Which personality attributes of a voice assistant are desired by the users and what kind of behavior is expected of it in different usage context?
Which are the few analogous inferences from personal assistants in real life to help design a virtual voice assistant?
What are the guidelines for natural behavior of a voice assistant in terms of language, non-verbal gestures and expressions?

The framework of our study stands on three main user centered activities which were performed to extract answers to our research questions. The results of all activities were then combined to form design guidelines for a voice assistant. While the three activities were independent of each other, each helps to formulate some aspect of the behavior of a voice assistant. In the first phase of our research, we studied personal assistants of many working individuals. Expected results from this study were to help understand the communication style of a personal assistant with their boss. Important inferences drawn from their behavior was a starting point in providing design guidelines to make a voice assistant natural and quasi-human. Now, personality is of importance to this exploration primarily because it influences the behavior of any voice assistant. In the second phase, we set ourselves out to explore the kind of personality attributes the user will prefer in different usage scenarios. A robot or voice avatar should be equipped with a consistent personality in order to help people form a conceptual model, which channels beliefs, desires, and intentions in a cohesive and consistent set of behaviors [2]. In addition, it can enhance the notion of a machine being a synthetic person rather than a computer. In the third phase, we study the linguistic and speech and characteristics of user created dialogue library for a voice assistant across different scenarios. Since language, speech and nonverbal cues like (gestures and expressions) are the main touch points of perceiving the behavior of any voice agent, user’s direct perception regarding these were taken into account by a co-creation activity. Users were required to form the dialogues of a hypothetical voice assistant and describe the way it might be spoken by pointing out modulations in their speech. Therefore, by following various users centered design methods, we explored the design of a natural voice assistant (Fig. 1).

2 Related Works

Several researches have been reported in the area of designing Voice Assistants or Conversational Assistants. Work by Ball et al. [3] describes the architecture for constructing an agent with speech and graphical interactions based on emotions and personality. Torrey et al. [4] proposed options for a robot’s help-giving speech—using hedges or discourse markers, both of which can mitigate the commanding tone implied in direct statements of advice. Meerbeek et al. [5] described the design and evaluation of personality of a robotic TV assistant and the corresponding user’s preference for control. It was observed that the users mostly preferred an extravert and friendly personality with low user control. Work by Heylighen et al. [6] points that for the formality of language and naturalness has a direct reflection of the personality and the work also proposes an empirical measure of formality. For instance linguistic use of nouns, adjectives, articles and prepositions are more frequent in formal styles; pronouns, adverbs, verbs and interjections are more frequent in informal styles. We borrowed this concept for the personality exploration of our Voice Assistant.

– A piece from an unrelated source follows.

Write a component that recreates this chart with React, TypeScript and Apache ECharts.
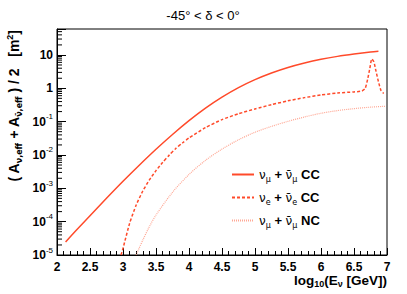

Therefore, earlier research reported in this area includes explorations of the personality for a robotic assistant for television [5], robot for giving advice [4], including emotions in a conversational agent [1, 3, 7]. Beyond the existing work in this area, our contributions lie in incorporating the user’s perspective as an important element in formulating a personality for the voice avatar and creating dialogues library and expressions for the voice agents.

3 Personal Assistant Interviews

In the first phase of our research, with the intention of understanding the relationship and communication between a user and a voice assistant, we interviewed and observed human personal assistants. Our interview sessions were focused mainly to identify various personality traits of the assistants, understand how they handle various situations and observe explicit cues that are exhibited during a conversation between the bosses and his personal assistants. Seven participants were interviewed and observed for two hours at their work places. These set of participants were from three totally different geographies and culture, Indian, American and Korean, and also they had worked for bosses who were from various geographical origins. The recordings of these sessions were analyzed using affinity method and the emerging insights were categorized into social behavior and verbal or non-verbal expressions.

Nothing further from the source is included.